Not quite believing this, I measured tread depth at the center groove of
each tire and came up with .210" in both, averaged over a couple of
different measurements around.  This is fortuitous -- the two left-side
tires measure at .175" F and .215 R, and I have no idea why one of them is
more worn like that, especially considering that it was on the *rear* up
to late last summer.  No, I wasn't measuring at the wear bar.  Fortunately
the worn one was not involved in the both-rear-wheels tests.  But while I
think I might have two equal-circumference tires on the right side, I won't
truly know until I *exchange* them and run another round of testing.  Because
now I'm curious about the "proper" pressure difference with no load in the
back of the car [except a small UPS].

Tight turns appear to make the front wheel rotate faster, particularly left
ones -- this seems correct if I think about the paths each wheel takes.

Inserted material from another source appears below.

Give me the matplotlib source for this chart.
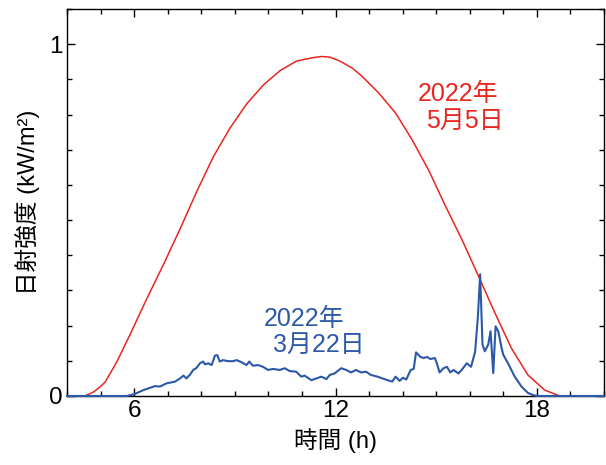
import matplotlib
matplotlib.use("Agg")
import matplotlib.pyplot as plt
from matplotlib.ticker import MultipleLocator

plt.rcParams['font.family'] = ['Liberation Sans', 'Noto Sans CJK JP', 'DejaVu Sans']

# 2022年5月5日 (red)
may_hours = [4.0, 4.54, 4.8, 5.0, 5.14, 5.49, 5.88, 6.37, 6.87, 7.37, 7.86, 8.36, 8.86,
             9.35, 9.85, 10.35, 10.84, 11.34, 11.6, 11.84, 12.13, 12.5, 12.8, 13.3,
             13.8, 14.29, 14.78, 15.27, 15.76, 16.26, 16.75, 17.24, 17.73, 18.23,
             18.6, 18.7, 20.0]
may_vals = [0, 0, 0.012, 0.027, 0.04, 0.098, 0.175, 0.275, 0.373, 0.475, 0.58, 0.68, 0.762,
            0.83, 0.884, 0.925, 0.952, 0.962, 0.965, 0.963, 0.952, 0.932, 0.908, 0.86,
            0.803, 0.727, 0.641, 0.541, 0.446, 0.341, 0.236, 0.136, 0.06, 0.017,
            0.003, 0, 0]

# 2022年3月22日 (blue)
mar_hours = [4.0, 5.78, 6.0, 6.28, 6.62, 6.77, 6.97, 7.22, 7.37, 7.47, 7.56, 7.66,
             7.76, 7.86, 7.96, 8.06, 8.11, 8.21, 8.31, 8.41, 8.48, 8.55, 8.65, 8.8,
             8.95, 9.05, 9.2, 9.35, 9.43, 9.54, 9.69, 9.84, 9.99, 10.14, 10.34,
             10.49, 10.63, 10.83, 10.98, 11.08, 11.28, 11.43, 11.58, 11.73, 11.83,
             11.97, 12.17, 12.32, 12.46, 12.61, 12.76, 12.91, 13.05, 13.25, 13.4,
             13.55, 13.69, 13.79, 13.91, 14.01, 14.11, 14.24, 14.33, 14.4, 14.53,
             14.63, 14.73, 14.83, 14.96, 15.02, 15.1, 15.22, 15.32, 15.42, 15.52,
             15.66, 15.76, 15.91, 16.04, 16.16, 16.24, 16.31, 16.38, 16.45, 16.55,
             16.62, 16.7, 16.77, 16.85, 16.95, 17.0, 17.14, 17.34, 17.54, 17.73,
             17.88, 18.0, 20.0]
mar_vals = [0, 0, 0.005, 0.017, 0.028, 0.027, 0.036, 0.041, 0.05, 0.058, 0.05, 0.06,
            0.074, 0.08, 0.093, 0.098, 0.09, 0.093, 0.088, 0.115, 0.116, 0.098, 0.102, 0.099,
            0.099, 0.102, 0.096, 0.088, 0.098, 0.086, 0.088, 0.083, 0.074, 0.077, 0.074,
            0.079, 0.071, 0.069, 0.055, 0.058, 0.045, 0.05, 0.055, 0.048, 0.06,
            0.064, 0.079, 0.074, 0.067, 0.074, 0.067, 0.069, 0.06, 0.055, 0.05,
            0.045, 0.041, 0.055, 0.043, 0.052, 0.047, 0.074, 0.077, 0.124, 0.111,
            0.108, 0.111, 0.105, 0.108, 0.093, 0.067, 0.079, 0.083, 0.067, 0.074,
            0.064, 0.074, 0.093, 0.083, 0.126, 0.222, 0.346, 0.146, 0.127, 0.146,
            0.184, 0.065, 0.198, 0.184, 0.136, 0.117, 0.093, 0.055, 0.027, 0.009,
            0.003, 0, 0]

x_ticks = [6, 12, 18]
y_ticks = [0, 1]

RED = '#e8261f'
BLUE = '#2b58a8'

fig = plt.figure(figsize=(6.06, 4.65), dpi=100)
ax = fig.add_axes([67/606, 1 - 396/465, 537/606, 387/465])

ax.plot(may_hours, may_vals, color=RED, lw=1.1, zorder=3, clip_on=False)
ax.plot(mar_hours, mar_vals, color=BLUE, lw=1.5, zorder=4, clip_on=False)

ax.set_xlim(4, 20)
ax.set_ylim(0, 1.1)
ax.set_xticks(x_ticks)
ax.set_yticks(y_ticks)
ax.set_yticklabels(['0', '1'])
ax.xaxis.set_minor_locator(MultipleLocator(1))
ax.yaxis.set_minor_locator(MultipleLocator(0.1))
ax.tick_params(which='both', direction='in', top=True, right=True, width=1.0,
               labelsize=17.5, pad=3)
ax.tick_params(which='major', length=6)
ax.tick_params(which='minor', length=3.5)
for s in ax.spines.values():
    s.set_linewidth(1.0)

ax.set_xlabel('時間 (h)', fontsize=17)
ax.set_ylabel('日射強度 (kW/m²)', fontsize=17)
ax.yaxis.set_label_coords(-0.05, 0.5)

ax.text(14.46, 0.838, '2022年', color=RED, fontsize=18, ha='left', va='baseline')
ax.text(14.70, 0.761, '5月5日', color=RED, fontsize=18, ha='left', va='baseline')
ax.text(9.87, 0.199, '2022年', color=BLUE, fontsize=18, ha='left', va='baseline')
ax.text(10.14, 0.125, '3月22日', color=BLUE, fontsize=18, ha='left', va='baseline')

fig.savefig('out.png', dpi=100)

Bumpy roads also have a profound effect on speed-sensor phase.  The phase
of where those 48 teeth are can change instantaneously, reflected by
very irregular flashing of the LED.

Bringing the front tire down to 35 and then 30 psi still shows a change,
though, and in fact gives the LED a rather "urgent" flash rate.  I think
the 4-LED display thing is still worth pursuing, but a meaningful reading
will need to be taken when straight-n-level on a smooth road, and any given
trip's baseline appearance will have to be sort of learned.  I think it
would take some *very* clever software, with additional inputs from steering
angle and driver-requested go/stop input, to make the same interpretations
that my brain just did in the foregoing.  And a computer has no way of
knowing that I just parked for 3 hours with the sun on one side of the
car, and that the shadowed ones are *not* going flat...

I wonder if it's worth trying to measure circumference with a flexible
cloth tape or something?  Maybe I'll try when I go to swap F and R.